I particularly, trained a YOLOv11 segmentation model in order to detect positions for Rubik's cubes.
First of all, data has to be prepared in the YOLOv11 Dataset format. and a data.yaml file has to be created:
train: ../train/images
val: ../valid/images
test: ../test/images
nc: 6
names: ['Cube']
Then, install ultralytics and train the model
!pip install ultralytics
from ultralytics import YOLO
model = YOLO('best.pt')
model.train(data='./data/data.yaml', epochs=100, batch=64, device='cuda')
After using the segmentation model on a frame, I do some checks to see if the object is a Rubiks' cube or not:
import cv2
import numpy as np
from ultralytics import YOLO
def is_patch_cube(patch, epsilon=0.2):
h, w = patch.shape[:2]
ratio, inverse = h/w, w/h
if ratio < 1 - epsilon or ratio > 1 + epsilon:
return False
if inverse < 1 - epsilon or inverse > 1 + epsilon:
return False
return True
def is_patch_mostly_colored(patch, threshold=0.85):
h, w, c = patch.shape
num_pixels = h*w*c
num_colored_pixels = np.sum(patch > 0)
return num_colored_pixels/num_pixels > threshold
def check_homogenous_color(patch, color, threshold):
if color not in color_ranges: return False
h, w = patch.shape[:2]
patch = cv2.cvtColor(patch, cv2.COLOR_BGR2HSV)

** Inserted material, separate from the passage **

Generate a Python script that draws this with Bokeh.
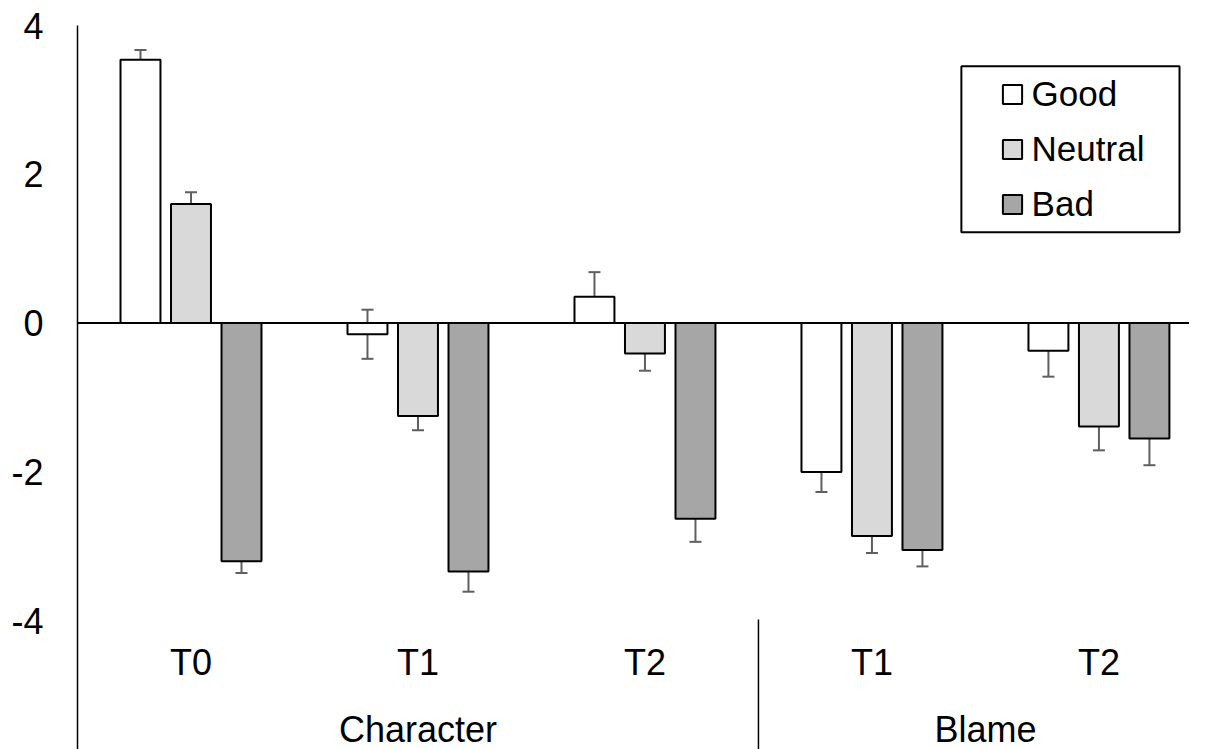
import numpy as np
from bokeh.plotting import figure
from bokeh.models import (ColumnDataSource, Whisker, TeeHead, Span, LinearAxis,
                          FixedTicker, Legend, LegendItem, BoxAnnotation, Range1d)
from bokeh.core.properties import value
from bokeh.embed import file_html
from bokeh.resources import INLINE

# ---- data ----
groups = ["Character", "Character", "Character", "Blame", "Blame"]
times = ["T0", "T1", "T2", "T1", "T2"]
series = ["Good", "Neutral", "Bad"]
good = [3.54, -0.15, 0.355, -2.00, -0.37]
neutral = [1.60, -1.25, -0.41, -2.86, -1.39]
bad = [-3.20, -3.34, -2.63, -3.05, -1.55]
good_err = [0.13, 0.33, 0.33, 0.27, 0.35]
neutral_err = [0.16, 0.19, 0.23, 0.23, 0.32]
bad_err = [0.16, 0.27, 0.31, 0.22, 0.36]
y_ticks = [-4, -2, 0, 2, 4]

values = [good, neutral, bad]
errors = [good_err, neutral_err, bad_err]
colors = ["#FFFFFF", "#D9D9D9", "#A6A6A6"]
offsets = [-0.2225, 0.0, 0.2225]
BAR_W = 0.176
FONT = "Liberation Sans"
Y_MIN = -5.731
X_MAX = 4.899

xs = np.arange(len(times)) + 0.5

p = figure(width=1189, height=749,
           x_range=Range1d(0, X_MAX), y_range=Range1d(Y_MIN, 4.0),
           output_backend="svg", toolbar_location=None,
           x_axis_location=None, y_axis_location=None,
           min_border_left=77, min_border_top=25,
           min_border_right=0, min_border_bottom=0)
for g in p.grid:
    g.visible = False
p.outline_line_color = None
p.background_fill_color = "white"

ax = LinearAxis(ticker=FixedTicker(ticks=y_ticks))
ax.major_label_overrides = {t: str(t) for t in y_ticks}
ax.axis_line_color = "black"
ax.axis_line_width = 1.5
ax.major_tick_out = 0
ax.major_tick_in = 0
ax.minor_tick_out = 0
ax.minor_tick_in = 0
ax.major_label_text_font = FONT
ax.major_label_text_font_size = "36px"
ax.major_label_text_color = "black"
ax.major_label_standoff = 34
p.add_layout(ax, "left")

p.add_layout(Span(location=0, dimension="width", line_color="black", line_width=2))

renderers = []
for vals, errs, col, off in zip(values, errors, colors, offsets):
    v = np.array(vals)
    e = np.array(errs)
    src = ColumnDataSource(dict(x=xs + off, top=v, lower=v - e, upper=v + e))
    r = p.vbar(x="x", top="top", bottom=0, width=BAR_W, source=src,
               fill_color=col, line_color="black", line_width=2)
    renderers.append(r)
    w = Whisker(source=src, base="x", lower="lower", upper="upper",
                line_color="#5f5f5f", line_width=2,
                upper_head=TeeHead(size=12, line_color="#5f5f5f", line_width=2),
                lower_head=TeeHead(size=12, line_color="#5f5f5f", line_width=2))
    p.add_layout(w)

# category labels
p.text(x=xs, y=[-4.555] * len(xs), text=times, text_align="center",
       text_baseline="middle", text_font=value(FONT), text_font_size="36px",
       text_color="black")
uniq = list(dict.fromkeys(groups))
gx = [float(np.mean([xs[i] for i, g in enumerate(groups) if g == u])) for u in uniq]
p.text(x=gx, y=[-5.46] * len(gx), text=uniq, text_align="center",
       text_baseline="middle", text_font=value(FONT), text_font_size="36px",
       text_color="black")
# group separators
seps = [float(i) for i in range(1, len(groups)) if groups[i] != groups[i - 1]]
p.segment(x0=seps, y0=[-3.984] * len(seps), x1=seps, y1=[Y_MIN] * len(seps),
          line_color="black", line_width=1.5)

# legend
p.add_layout(BoxAnnotation(left=3.894, right=4.855, top=3.452, bottom=1.220,
                           fill_alpha=0, line_color="black", line_alpha=1.0,
                           line_width=2))
legend = Legend(items=[LegendItem(label=s, renderers=[r]) for s, r in zip(series, renderers)],
                location=(922.6, 525), orientation="vertical", padding=0, spacing=15,
                margin=0, glyph_width=24, glyph_height=24, label_standoff=8,
                label_text_font=FONT, label_text_font_size="35px", label_height=40,
                label_text_color="black",
                border_line_color=None, background_fill_alpha=0)
p.add_layout(legend)

open("out.html", "w").write(file_html(p, INLINE))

lower, upper = color_ranges[color]
thres = cv2.inRange(patch, np.array(lower), np.array(upper))
# print(thres.shape)
return (np.count_nonzero(thres)/(h*w)) > threshold
def find_segments(seg_model: YOLO, image):
return seg_model(image, verbose=False)
def get_face(results, n, homogenity_thres=0.6):
for i, r in enumerate(results):
original_img = r.orig_img
img_h, img_w, c = original_img.shape
if r.masks is not None:
for obj_i, mask_tensor in enumerate(r.masks.data):
mask_np = (mask_tensor.cpu().numpy() * 255).astype(np.uint8)
if mask_np.shape[0] != original_img.shape[0] or mask_np.shape[1] != original_img.shape[1]:
mask_np = cv2.resize(mask_np, (img_w, img_h), interpolation=cv2.INTER_NEAREST)
mask_np, box = simplify_mask(mask_np, eps=0.005)
obj = cv2.bitwise_and(original_img, original_img, mask=mask_np)
x1, y1, w, h = box
x2, y2 = x1 + w, y1 + h
x1 = max(0, x1)
y1 = max(0, y1)
x2 = min(original_img.shape[1], x2)
y2 = min(original_img.shape[0], y2)
cropped_object = obj[y1:y2, x1:x2]
if not is_patch_cube(cropped_object):
continue
if not is_patch_mostly_colored(cropped_object):
continue
colors, homogenity = find_colors(cropped_object, n, color_detection_model)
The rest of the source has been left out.